Canadian screenwriter and director

Ally Pankiw (/ˈpæŋkjuː/) (born Sally Pankiw; November 14, 1986) is a Canadian film and television writer and director from St. Albert, Alberta, whose debut feature film I Used to Be Funny premiered in 2023.

==Career==
Pankiw began her career with The Young Astronauts and through their agency Partizan Midi-Minuit, she directed music videos for artists such as Kira Isabella, Ralph, Muna, Janelle Monáe and Arkells, She also directed content for brands such as Pepsi, Amazon, Adidas, Nylon, WestJet, and Chanel, as well as making short films. Beginning in 2017, she directed the comedy web series Terrific Women for CBC Gem, as well as becoming a story editor on the television sitcom Schitt's Creek.

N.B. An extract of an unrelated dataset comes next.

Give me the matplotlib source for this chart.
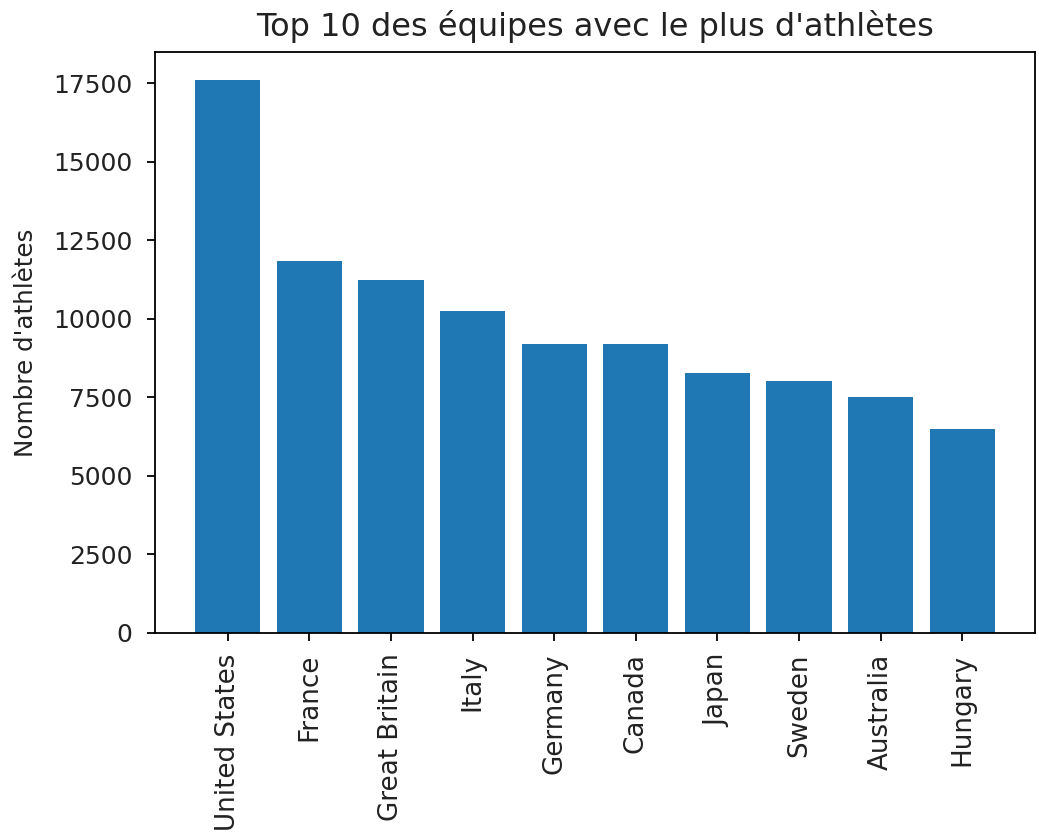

She subsequently directed the entire first season of Mae Martin's semi-autobiographical comedy series Feel Good, as well as episodes of Shrill and The Great.

In 2022, she was announced as co-creator with Dan Levy of Standing By, an animated comedy series about a group of disgruntled guardian angels, for Hulu.

I Used to Be Funny premiered at the 2023 South by Southwest festival, and had its Canadian premiere at the 2023 Inside Out Film and Video Festival. The film follows a stand-up comedian who is struggling with PTSD and must face her trauma in order to help in the search for a missing teenage girl she used to nanny. She started the script in 2013 and found it to be an exploration of themes in her own life. When the #MeToo movement came to light, it was then an exploration of many other stories as well.

She also directed "Joan Is Awful", a 2023 episode of the anthology series Black Mirror which starred Annie Murphy and Salma Hayek. The episode follows a woman who is stunned to discover a global streaming platform has launched a prestige TV drama adaptation of her life.

Lilith Fair: Building a Mystery, following the concert tour of the same name, premiered on the Canadian Broadcasting Corporation and Hulu in September 2025. The film received a Canadian Screen Award nomination for Best Feature Length Documentary at the 14th Canadian Screen Awards in 2026.

==Awards==
She received a Canadian Comedy Award nomination for Best Direction in a Web Series at the 18th Canadian Comedy Awards in 2018, for Terrific Women.

At Inside Out, I Used to Be Funny won the Audience Award for best narrative feature film.

I Used to Be Funny had also been nominated for the SXSW Grand Jury Award for Narrative Feature at the SXSW Film Festival in 2023, as well as the Audience Award at Americana Film Fest, the Music + Sound Award for Best Sync in a Film at Music + Sound Awards, International, and the VFCC Award at the Vancouver Film Critics Circle in 2024.

== Personal life ==

In childhood, Pankiw was a dancer and choreographer. This played a part in inspiring her to become a director and writer. Other moments that inspired her include watching movies with Christoper Guest, how it felt to write her first short film, editing her first documentary in university, and when she first saw Sofia Coppola on set.

Today, she lives in Toronto and L.A., but works in several other locations as well.

Pankiw came out as queer in 2008. She was in a relationship with Naomi McPherson of the band Muna.

Pankiw is of Ukrainian-Jewish origin.